#### [SET TASK]
Quote every line of the data below as it stands, omitting pictures.

#### [DATA SECTION]
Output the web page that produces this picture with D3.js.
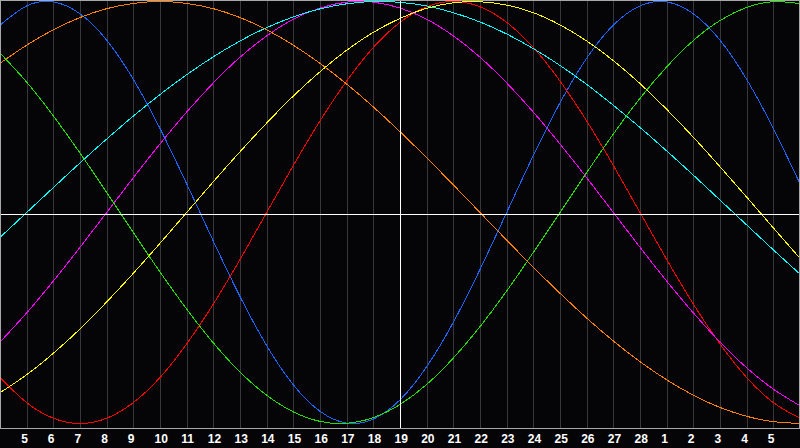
<!DOCTYPE html>
<html>
<head>
<meta charset="utf-8">
<script src="https://cdn.jsdelivr.net/npm/d3@7"></script>
<style>
  html, body { margin: 0; padding: 0; background: #050508; }
  svg { display: block; }
  .tick text { font-family: "Liberation Sans", Arial, sans-serif; font-weight: bold; font-size: 12px; fill: #ffffff; }
</style>
</head>
<body>
<div id="chart"></div>
<script>
// day labels, one per grid column (first and last sit on the frame edges)
var days = ["4","5","6","7","8","9","10","11","12","13","14","15","16","17","18","19","20",
  "21","22","23","24","25","26","27","28","1","2","3","4","5","6"];

// cycle values per day (-1 .. 1)
var physical = [0.888,0.979,0.998,0.942,0.817,0.631,0.398,0.136,-0.136,-0.398,-0.631,-0.817,-0.942,-0.998,-0.979,-0.888,
  -0.731,-0.520,-0.270,0,0.270,0.520,0.731,0.888,0.979,0.998,0.942,0.817,0.631,0.398,0.136];
var emotional = [-0.782,-0.901,-0.975,-1,-0.975,-0.901,-0.782,-0.623,-0.434,-0.223,0,0.223,0.434,0.623,0.782,0.901,
  0.975,1,0.975,0.901,0.782,0.623,0.434,0.223,0,-0.223,-0.434,-0.623,-0.782,-0.901,-0.975];
var intellectual = [0.756,0.618,0.458,0.282,0.095,-0.095,-0.282,-0.458,-0.618,-0.756,-0.866,-0.945,-0.990,-0.999,-0.972,-0.910,
  -0.815,-0.690,-0.541,-0.372,-0.189,0,0.189,0.372,0.541,0.690,0.815,0.910,0.972,0.999,0.990];
var intuitive = [-0.614,-0.476,-0.325,-0.165,0,0.165,0.325,0.476,0.614,0.736,0.837,0.916,0.969,0.997,0.997,0.969,
  0.916,0.837,0.736,0.614,0.476,0.325,0.165,0,-0.165,-0.325,-0.476,-0.614,-0.736,-0.837,-0.916];
var aesthetic = [-0.854,-0.769,-0.667,-0.552,-0.424,-0.288,-0.146,0,0.146,0.288,0.424,0.552,0.667,0.769,0.854,0.920,
  0.968,0.994,0.999,0.983,0.947,0.889,0.813,0.720,0.611,0.489,0.357,0.217,0.073,-0.073,-0.217];
var awareness = [0.707,0.793,0.866,0.924,0.966,0.991,1,0.991,0.966,0.924,0.866,0.793,0.707,0.609,0.5,0.383,
  0.259,0.131,0,-0.131,-0.259,-0.383,-0.5,-0.609,-0.707,-0.793,-0.866,-0.924,-0.966,-0.991,-1];
var spiritual = [-0.118,0,0.118,0.235,0.348,0.457,0.559,0.653,0.738,0.813,0.876,0.927,0.965,0.989,1,0.996,
  0.979,0.947,0.903,0.846,0.777,0.697,0.607,0.508,0.403,0.292,0.177,0.059,-0.059,-0.177,-0.292];

var series = [
  { name: "physical", values: physical, color: "#1a66ff" },
  { name: "emotional", values: emotional, color: "#ff0000" },
  { name: "intuitive", values: intuitive, color: "#ff00ff" },
  { name: "spiritual", values: spiritual, color: "#00ffff" },
  { name: "aesthetic", values: aesthetic, color: "#ffff00" },
  { name: "intellectual", values: intellectual, color: "#22e000" },
  { name: "awareness", values: awareness, color: "#ff7f00" }
];

var svgWidth = 800;
var svgHeight = 448;
var plotHeight = 428;

var svg = d3.select("#chart")
  .append("svg")
  .attr("width", svgWidth)
  .attr("height", svgHeight);

svg.append("rect")
  .attr("width", svgWidth)
  .attr("height", svgHeight)
  .attr("fill", "#050508");

var x = d3.scaleLinear()
  .domain([0, days.length - 1])
  .range([0, svgWidth]);

var y = d3.scaleLinear()
  .domain([-1, 1])
  .range([423.5, 1.5]);

var inner = d3.range(1, days.length - 1);

// vertical day grid
svg.append("g")
  .selectAll("line")
  .data(inner)
  .enter()
  .append("line")
  .attr("x1", d => Math.round(x(d)) + 0.5)
  .attr("x2", d => Math.round(x(d)) + 0.5)
  .attr("y1", 0)
  .attr("y2", plotHeight)
  .attr("stroke", "#38383a")
  .attr("stroke-width", 1);

// the cycles
var line = d3.line()
  .x((d, i) => x(i))
  .y(d => y(d))
  .curve(d3.curveNatural);

svg.append("g")
  .selectAll("path")
  .data(series)
  .enter()
  .append("path")
  .attr("d", d => line(d.values))
  .attr("fill", "none")
  .attr("stroke", d => d.color)
  .attr("stroke-width", 1)
  .attr("shape-rendering", "crispEdges");

// today marker and zero line
var today = days.length >> 1;
svg.append("line")
  .attr("x1", Math.round(x(today)) + 0.5)
  .attr("x2", Math.round(x(today)) + 0.5)
  .attr("y1", 0)
  .attr("y2", plotHeight)
  .attr("stroke", "#ffffff");

svg.append("line")
  .attr("x1", 0)
  .attr("x2", svgWidth)
  .attr("y1", plotHeight / 2 + 0.5)
  .attr("y2", plotHeight / 2 + 0.5)
  .attr("stroke", "#ffffff");

// frame
svg.append("rect")
  .attr("x", 0.5)
  .attr("y", 0.5)
  .attr("width", svgWidth - 1)
  .attr("height", plotHeight)
  .attr("fill", "none")
  .attr("stroke", "#a8a8a8");

// day labels
var xAxis = d3.axisBottom(x)
  .tickValues(inner)
  .tickFormat(d => days[d])
  .tickSize(0)
  .tickPadding(0);

var axisG = svg.append("g")
  .attr("transform", `translate(0, ${plotHeight})`)
  .call(xAxis);

axisG.select(".domain").remove();
axisG.selectAll("text")
  .attr("text-anchor", "start")
  .attr("x", -6)
  .attr("y", 15)
  .attr("dy", null);
</script>
</body>
</html>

#### [TASK RESPONSE]
Output the web page that produces this picture with D3.js.
<!DOCTYPE html>
<html>
<head>
<meta charset="utf-8">
<script src="https://cdn.jsdelivr.net/npm/d3@7"></script>
<style>
  html, body { margin: 0; padding: 0; background: #050508; }
  svg { display: block; }
  .tick text { font-family: "Liberation Sans", Arial, sans-serif; font-weight: bold; font-size: 12px; fill: #ffffff; }
</style>
</head>
<body>
<div id="chart"></div>
<script>
// day labels, one per grid column (first and last sit on the frame edges)
var days = ["4","5","6","7","8","9","10","11","12","13","14","15","16","17","18","19","20",
  "21","22","23","24","25","26","27","28","1","2","3","4","5","6"];

// cycle values per day (-1 .. 1)
var physical = [0.888,0.979,0.998,0.942,0.817,0.631,0.398,0.136,-0.136,-0.398,-0.631,-0.817,-0.942,-0.998,-0.979,-0.888,
  -0.731,-0.520,-0.270,0,0.270,0.520,0.731,0.888,0.979,0.998,0.942,0.817,0.631,0.398,0.136];
var emotional = [-0.782,-0.901,-0.975,-1,-0.975,-0.901,-0.782,-0.623,-0.434,-0.223,0,0.223,0.434,0.623,0.782,0.901,
  0.975,1,0.975,0.901,0.782,0.623,0.434,0.223,0,-0.223,-0.434,-0.623,-0.782,-0.901,-0.975];
var intellectual = [0.756,0.618,0.458,0.282,0.095,-0.095,-0.282,-0.458,-0.618,-0.756,-0.866,-0.945,-0.990,-0.999,-0.972,-0.910,
  -0.815,-0.690,-0.541,-0.372,-0.189,0,0.189,0.372,0.541,0.690,0.815,0.910,0.972,0.999,0.990];
var intuitive = [-0.614,-0.476,-0.325,-0.165,0,0.165,0.325,0.476,0.614,0.736,0.837,0.916,0.969,0.997,0.997,0.969,
  0.916,0.837,0.736,0.614,0.476,0.325,0.165,0,-0.165,-0.325,-0.476,-0.614,-0.736,-0.837,-0.916];
var aesthetic = [-0.854,-0.769,-0.667,-0.552,-0.424,-0.288,-0.146,0,0.146,0.288,0.424,0.552,0.667,0.769,0.854,0.920,
  0.968,0.994,0.999,0.983,0.947,0.889,0.813,0.720,0.611,0.489,0.357,0.217,0.073,-0.073,-0.217];
var awareness = [0.707,0.793,0.866,0.924,0.966,0.991,1,0.991,0.966,0.924,0.866,0.793,0.707,0.609,0.5,0.383,
  0.259,0.131,0,-0.131,-0.259,-0.383,-0.5,-0.609,-0.707,-0.793,-0.866,-0.924,-0.966,-0.991,-1];
var spiritual = [-0.118,0,0.118,0.235,0.348,0.457,0.559,0.653,0.738,0.813,0.876,0.927,0.965,0.989,1,0.996,
  0.979,0.947,0.903,0.846,0.777,0.697,0.607,0.508,0.403,0.292,0.177,0.059,-0.059,-0.177,-0.292];

var series = [
  { name: "physical", values: physical, color: "#1a66ff" },
  { name: "emotional", values: emotional, color: "#ff0000" },
  { name: "intuitive", values: intuitive, color: "#ff00ff" },
  { name: "spiritual", values: spiritual, color: "#00ffff" },
  { name: "aesthetic", values: aesthetic, color: "#ffff00" },
  { name: "intellectual", values: intellectual, color: "#22e000" },
  { name: "awareness", values: awareness, color: "#ff7f00" }
];

var svgWidth = 800;
var svgHeight = 448;
var plotHeight = 428;

var svg = d3.select("#chart")
  .append("svg")
  .attr("width", svgWidth)
  .attr("height", svgHeight);

svg.append("rect")
  .attr("width", svgWidth)
  .attr("height", svgHeight)
  .attr("fill", "#050508");

var x = d3.scaleLinear()
  .domain([0, days.length - 1])
  .range([0, svgWidth]);

var y = d3.scaleLinear()
  .domain([-1, 1])
  .range([423.5, 1.5]);

var inner = d3.range(1, days.length - 1);

// vertical day grid
svg.append("g")
  .selectAll("line")
  .data(inner)
  .enter()
  .append("line")
  .attr("x1", d => Math.round(x(d)) + 0.5)
  .attr("x2", d => Math.round(x(d)) + 0.5)
  .attr("y1", 0)
  .attr("y2", plotHeight)
  .attr("stroke", "#38383a")
  .attr("stroke-width", 1);

// the cycles
var line = d3.line()
  .x((d, i) => x(i))
  .y(d => y(d))
  .curve(d3.curveNatural);

svg.append("g")
  .selectAll("path")
  .data(series)
  .enter()
  .append("path")
  .attr("d", d => line(d.values))
  .attr("fill", "none")
  .attr("stroke", d => d.color)
  .attr("stroke-width", 1)
  .attr("shape-rendering", "crispEdges");

// today marker and zero line
var today = days.length >> 1;
svg.append("line")
  .attr("x1", Math.round(x(today)) + 0.5)
  .attr("x2", Math.round(x(today)) + 0.5)
  .attr("y1", 0)
  .attr("y2", plotHeight)
  .attr("stroke", "#ffffff");

svg.append("line")
  .attr("x1", 0)
  .attr("x2", svgWidth)
  .attr("y1", plotHeight / 2 + 0.5)
  .attr("y2", plotHeight / 2 + 0.5)
  .attr("stroke", "#ffffff");

// frame
svg.append("rect")
  .attr("x", 0.5)
  .attr("y", 0.5)
  .attr("width", svgWidth - 1)
  .attr("height", plotHeight)
  .attr("fill", "none")
  .attr("stroke", "#a8a8a8");

// day labels
var xAxis = d3.axisBottom(x)
  .tickValues(inner)
  .tickFormat(d => days[d])
  .tickSize(0)
  .tickPadding(0);

var axisG = svg.append("g")
  .attr("transform", `translate(0, ${plotHeight})`)
  .call(xAxis);

axisG.select(".domain").remove();
axisG.selectAll("text")
  .attr("text-anchor", "start")
  .attr("x", -6)
  .attr("y", 15)
  .attr("dy", null);
</script>
</body>
</html>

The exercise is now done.